So at work this afternoon, somebody who works on the other side of the building from me came by my cube and said I'm supposed to let him know about these things. What things, I asked. Turns out there had been an accident on the Dulles Toll Road, which is right behind our building.
You couldn't see much from the corner by my cube, but if you went to the far corner, you could see the remains of a red car (we're on the eighth floor, and it didn't look much like it had when it came out of the factory, so I'm a bit vague on the model) surrounded by firemen. There were several fire trucks, and they had blocked off not only the Toll Road but the airport access road -- where an emergency helicopter was landing right as we came to the window.
From what I was able to gather from the appearance out the window and what colleagues had seen, the red car had gone out of control on the airport access road, swerved across the median into the Toll Road (which at least is going the same direction), rolled, and came to a stop pointing backwards, angled towards the access road. A passenger was thrown from the car, and the activity we saw from the windows was the firemen attempting to extricate the driver from the vehicle. I went back a few minutes later and saw that the firemen were gone and the top of the car had been completely removed (apparently the Jaws of Life are of minimal use in these situations, as it's apparently easier and quicker to cut the front posts and peel the top of the car off). The helicopter had gone off to the southeast.
Half an hour later, there was an email from
Koog -- the transplant people had called, telling her to go to Inova Fairfax Hospital, that there was a kidney waiting.
Normally when you see an accident, you're horrified, but it's not quite real to you. This is how an entire floor of people can line up along the windows to watch, as a few hundred feet away the rescue team fights the clock and circumstances to save lives. It's gruesome and strange, but your brain tells you, "they'll be all right," and since that's so much nicer to believe than the alternative, you go along with it. Seeing Amanda's email sent me into a daze. Most likely, at least one of those people in the car wasn't all right. I found myself thinking, "was it the driver? Was it the passenger thrown from the car? You know, sometimes it's the person who's thrown clear who survives ..."

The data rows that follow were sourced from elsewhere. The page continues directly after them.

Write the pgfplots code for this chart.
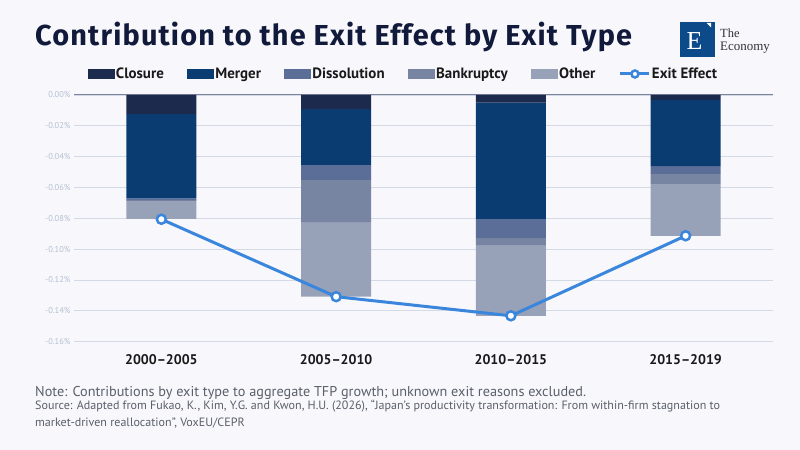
\documentclass[border=0pt]{standalone}
\usepackage{pgfplots}
\pgfplotsset{compat=1.18}
\usepackage{fontspec}
\setmainfont{PT Sans}
\newfontfamily\titlefont[LetterSpace=4]{Fira Sans}
\newfontfamily\seriffont{Liberation Serif}
\definecolor{bg}{RGB}{248,248,252}
\definecolor{cClosure}{HTML}{1C2A4E}
\definecolor{cMerger}{HTML}{0B3C71}
\definecolor{cDiss}{HTML}{5B6E98}
\definecolor{cBank}{HTML}{7885A2}
\definecolor{cOther}{HTML}{97A1B8}
\definecolor{cLine}{HTML}{3A86DC}
\definecolor{cGrid}{HTML}{D3DAE5}
\definecolor{cTick}{HTML}{B4BFD2}
\definecolor{cZero}{HTML}{7C8299}
\definecolor{cTitle}{HTML}{111A3A}
\definecolor{cLogo}{HTML}{0D4A8A}
\definecolor{cNote}{HTML}{5A5F6A}
\begin{document}
\begin{tikzpicture}
\fill[bg] (0bp,0bp) rectangle (800bp,450bp);
% title
\node[anchor=base west,inner sep=0,text=cTitle] at (35bp,404.3bp) {\titlefont\bfseries\fontsize{29}{32}\selectfont Contribution to the Exit Effect by Exit Type};
% logo
\fill[cLogo] (680bp,392.7bp) rectangle (715bp,428bp);
\fill[white] (706.5bp,427bp) -- (711bp,427bp) -- (711bp,422.5bp) -- cycle;
\node[text=white,inner sep=0,anchor=base] at (694.5bp,400.3bp) {\seriffont\fontsize{26}{26}\selectfont E};
\node[anchor=base west,inner sep=0,text=black!80] at (720bp,412bp) {\seriffont\fontsize{12.5}{12.5}\selectfont The};
\node[anchor=base west,inner sep=0,text=black!80] at (720bp,399.7bp) {\seriffont\fontsize{13}{13}\selectfont Economy};

\begin{axis}[
  at={(74bp,108.3bp)}, anchor=south west, scale only axis,
  width=699bp, height=246.7bp,
  xmin=-0.5, xmax=3.5, ymin=-0.16, ymax=0,
  ybar stacked, bar width=70bp,
  axis line style={draw=none},
  major tick style={draw=none},
  ymajorgrids, grid style={cGrid, line width=0.8bp},
  ytick={-0.16,-0.14,-0.12,-0.10,-0.08,-0.06,-0.04,-0.02,0},
  yticklabel={\pgfmathprintnumber[fixed,fixed zerofill,precision=2]{\tick}\%},
  /pgf/number format/assume math mode=true,
  yticklabel style={font=\fontsize{8.5}{9}\selectfont, text=cTick},
  xtick={0,1,2,3},
  xticklabels={2000–2005,2005–2010,2010–2015,2015–2019},
  xticklabel style={font=\bfseries\fontsize{14}{16}\selectfont, text=black!90, anchor=base, yshift=-22.6bp},
  legend columns=-1,
  legend style={at={(axis description cs:0.4707,1)}, anchor=center, yshift=21bp,
     draw=none, fill=none, font=\bfseries\fontsize{15}{17}\selectfont, text=black!90,
     nodes={inner xsep=1bp},
     /tikz/every odd column/.append style={column sep=0bp},
     /tikz/every even column/.append style={column sep=22.5bp}},
  legend image code/.code={\fill[#1] (0bp,-4.75bp) rectangle (27bp,4.75bp);},
]
\addplot[fill=cClosure, draw=none] coordinates {(0,-0.0123) (1,-0.0091) (2,-0.0050) (3,-0.0032)};
\addplot[fill=cMerger, draw=none] coordinates {(0,-0.0547) (1,-0.0363) (2,-0.0754) (3,-0.0429)};
\addplot[fill=cDiss, draw=none] coordinates {(0,-0.0012) (1,-0.0097) (2,-0.0124) (3,-0.0051)};
\addplot[fill=cBank, draw=none] coordinates {(0,-0.0005) (1,-0.0273) (2,-0.0045) (3,-0.0065)};
\addplot[fill=cOther, draw=none] coordinates {(0,-0.0117) (1,-0.0484) (2,-0.0459) (3,-0.0336)};
\legend{Closure,Merger,Dissolution,Bankruptcy,Other,Exit Effect}
\addlegendimage{legend image code/.code={
  \draw[cLine,line width=3bp] (0bp,0bp) -- (29bp,0bp);
  \draw[cLine,line width=2.5bp,fill=white] (14.5bp,0bp) circle (3.5bp);}}
\draw[cZero, line width=1bp] (axis cs:-0.5,0) -- (axis cs:3.5,0);
\end{axis}

\begin{axis}[
  at={(74bp,108.3bp)}, anchor=south west, scale only axis,
  width=699bp, height=246.7bp,
  xmin=-0.5, xmax=3.5, ymin=-0.16, ymax=0,
  hide axis, clip=false,
]
\addplot[cLine, line width=3bp, mark=*, mark size=4.5bp,
  mark options={fill=white, draw=cLine, line width=2.5bp}]
  coordinates {(0,-0.0806) (1,-0.1308) (2,-0.1432) (3,-0.0913)};
\end{axis}

% footer
\node[anchor=base west,inner sep=0,text=cNote] at (35bp,53.3bp) {\fontsize{14.3}{16}\selectfont Note: Contributions by exit type to aggregate TFP growth; unknown exit reasons excluded.};
\node[anchor=base west,inner sep=0,text=cNote] at (35bp,40bp) {\fontsize{12.1}{14}\selectfont Source: Adapted from Fukao, K., Kim, Y.G. and Kwon, H.U. (2026), “Japan’s productivity transformation: From within-firm stagnation to};
\node[anchor=base west,inner sep=0,text=cNote] at (35bp,24bp) {\fontsize{12.1}{14}\selectfont market-driven reallocation”, VoxEU/CEPR};
\end{tikzpicture}
\end{document}
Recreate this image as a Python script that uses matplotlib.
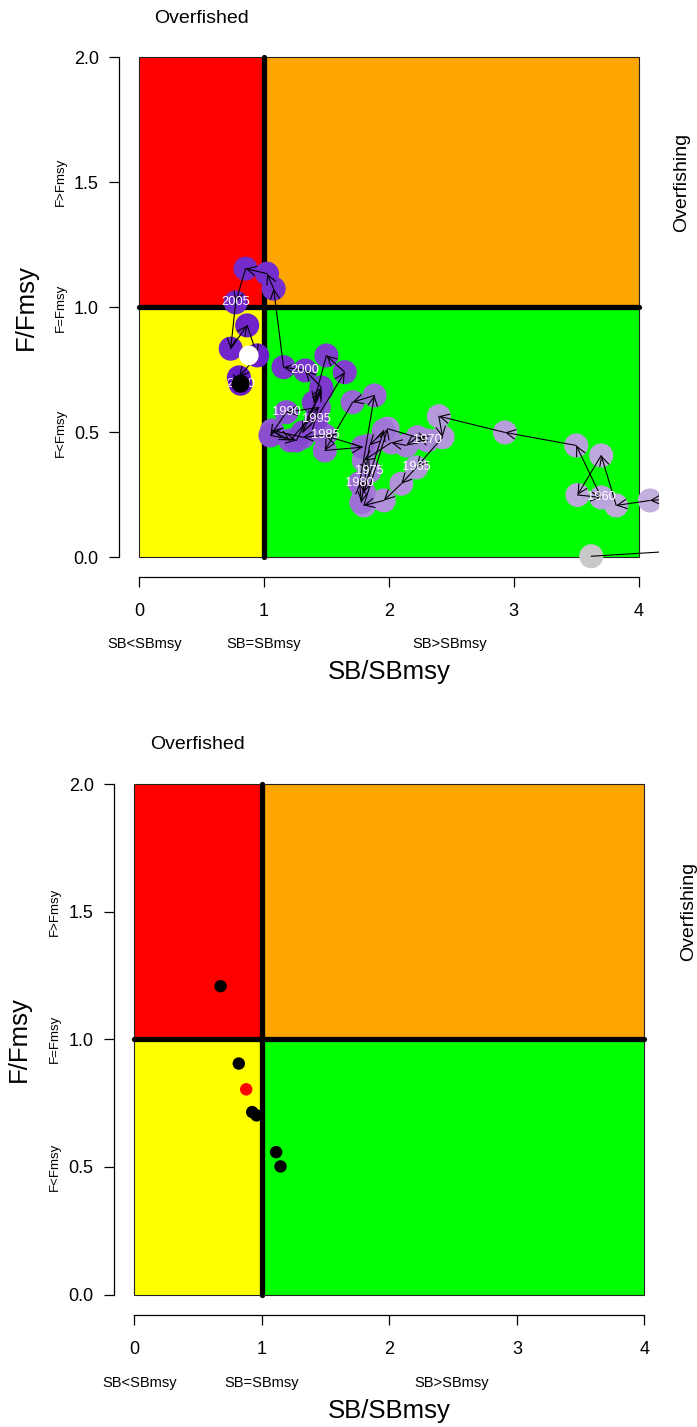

I hung around work until about seven, then I went to Tower to look at magazines and kill some time, figuring if I hadn't heard anything from Amanda that I'd go by the hospital. I got a call from her at eight, I guess. She was in great spirits, said they hadn't yet told her to go home, that somebody else already had the liver from the donor, and barring unforeseen circumstances (of which there could be any number), that later on they'd wheel her in, cut her open, and give her new insides.
I dawdled around Tower a while longer, looking at the alternate covers to McSweeneys #5 than the one I'd picked up Monday, fielding a phone call from Nicole, and then eventually buying a copy of said McSweeneys (Ted Koppel cover) for Amanda. I drove to the hospital -- you have to pay for parking, which seems like a cruel insult on top of what medical treatment costs nowadays -- and set about finding her.
The information desk wasn't staffed anymore. I was looking at an elevator pondering if I should head up to the tenth floor (labeled Transplant Center) when a man in a lab coat offered to help. He started to send me to the tenth floor, then corrected himself and sent me to nine instead. That's cancer treatment. They sent me to ten. Nobody at the transplant receiving desk either. The people at renal/dialysis looked up Amanda's room number and sent me down there (six). The girl at the desk there had no idea what I was talking about, but eventually pointed me to the right room. Amanda's stuff was there, but she wasn't. I got some paper from a nurses' station, left a note on the McSweeneys, and went to exit.
Passing through the lobby, I ran into her mom. I didn't tell her about the accident we'd seen. It's a little too weird to tell her now, I think. We hugged, she thanked me for coming out, I said I'd left something in the room, she said the doctors had said it's about a six hour procedure, I said I should probably get going as there wasn't much for me to do there, she took my phone numbers, and I left. The parking was two bucks.
I was reminded today of two things.
One, I was reminded of how my brother died. A car accident is a hell of a way to go. What will happen to the relatives of the person or people in that car who lost their lives today? How did they find out? Who was there with them? Do they have any way at all to find any meaning in this? Do they believe in a God capable of taking those dearest from them away, and if so, will they keep their faith now?
Two, I was reminded of a simple thing -- the checkmark on my driver's license that says, "organ donor." I've had it checked ever since I was eighteen and got a new license. It's a little thing, but it's a big, meaningful thing. The crash that took my brother became an explosive fireball, so I doubt that his remains would have provided any life to anyone, but I feel that the gesture is extremely important. If, in dying, you may allow someone else to live, please do so. Perhaps that is one way that others may find meaning in your death.